Closed blueskywwc closed 4 years ago
@kchechil
here are some benchmarks if you convert to ONNX and then to OpenVINO IR and run inference on Intel hw with OpenVINO: https://docs.openvinotoolkit.org/latest/openvino_docs_performance_benchmarks.html. For hw supporting INT8 natively (e.g. Cascade Lake or Ice Lake family), performance boost is up to 4x.
Thank you very much for your reply. I have another question: Can I switch to onnx model and then switch to ncnn? Thank you!
Like PyTorch, NNCF only supports exporting models to ONNX. ncnn's README states that it supports ONNX models, so you should be good to go. However, extended quantization functionality such as non-INT8 quantization and mixed precision quantization are currently only propagated to ONNX via OpenVINO specific, non-ONNX-standard FakeQuantize nodes, so checkpoints with non-INT8 quantization will probably not be loadable into ncnn.

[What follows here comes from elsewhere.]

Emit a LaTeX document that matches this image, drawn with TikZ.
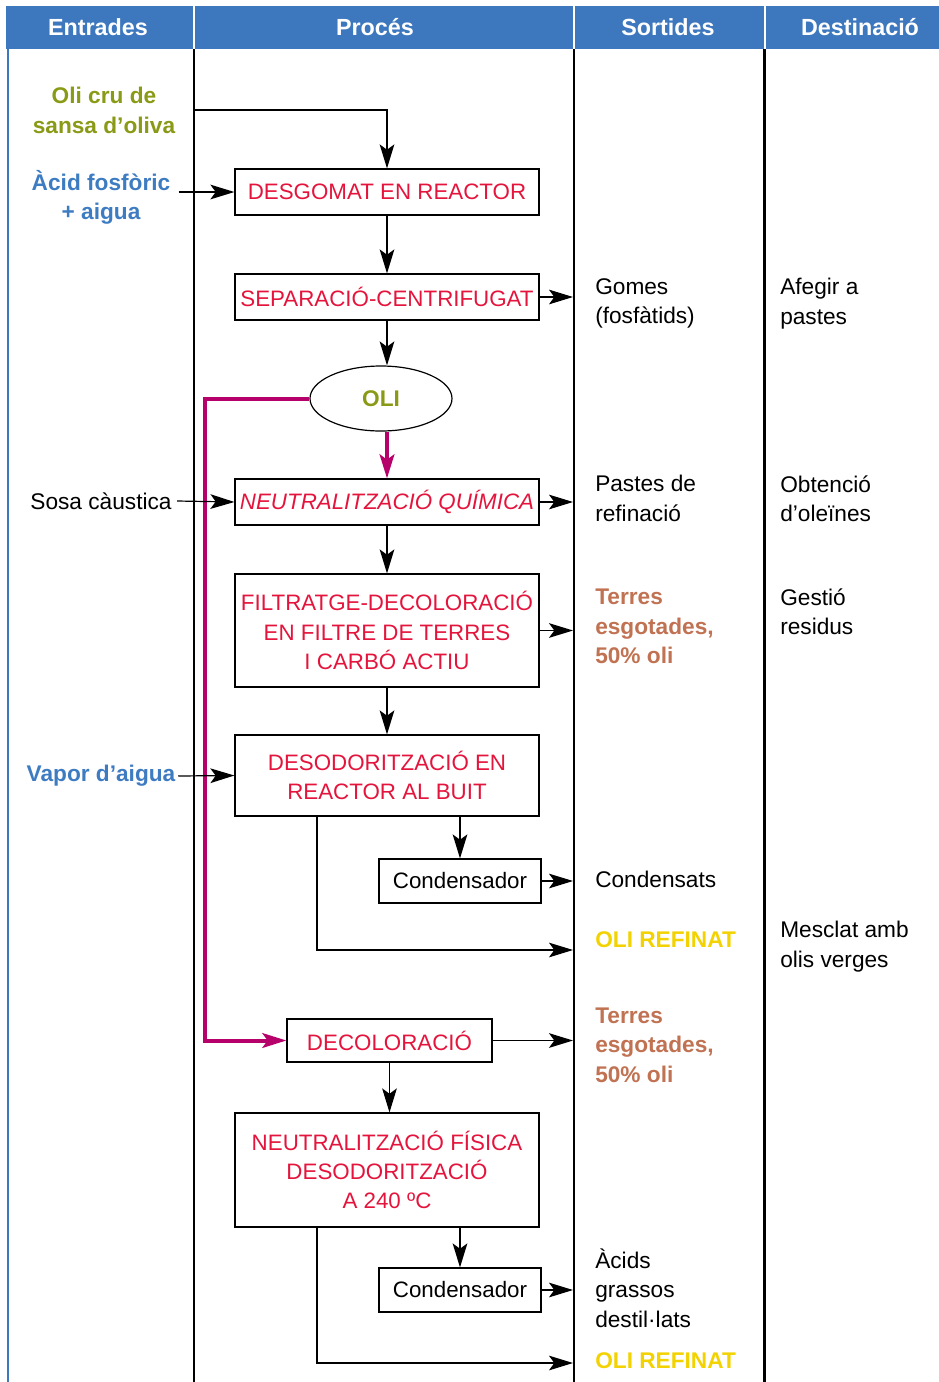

If you only use INT8 quantization for compression, or no quantization at all (i.e. only sparsity or filter pruning algorithms), you can set "export_to_onnx_standard_ops": true
in the NNCF config file for the quantization algo part (as described at the bottom of https://github.com/openvinotoolkit/nncf_pytorch/blob/develop/docs/compression_algorithms/Quantization.md), and then the resulting ONNX model will have ONNX standard QuantizeLinear-DequantizeLinear nodes instead of FakeQuantize nodes to perform quantization. This configuration has better chances of being loadable into ncnn.
Thank you very much. My purpose is to accelerate the inference process of the pytorch model by int8 quantification, and then deploy it to the mobile terminal. I have tried the quantization tutorial on the pytorch official website, but I can’t convert the quantized model to onnx, so I want to find out whether the pytorch model can achieve mobile acceleration through nncf to onnx and openvino. Thank you!
Hello, how does the quantified model (int8) compare with the original model (fp32) in the acceleration of the inference process? Thank you!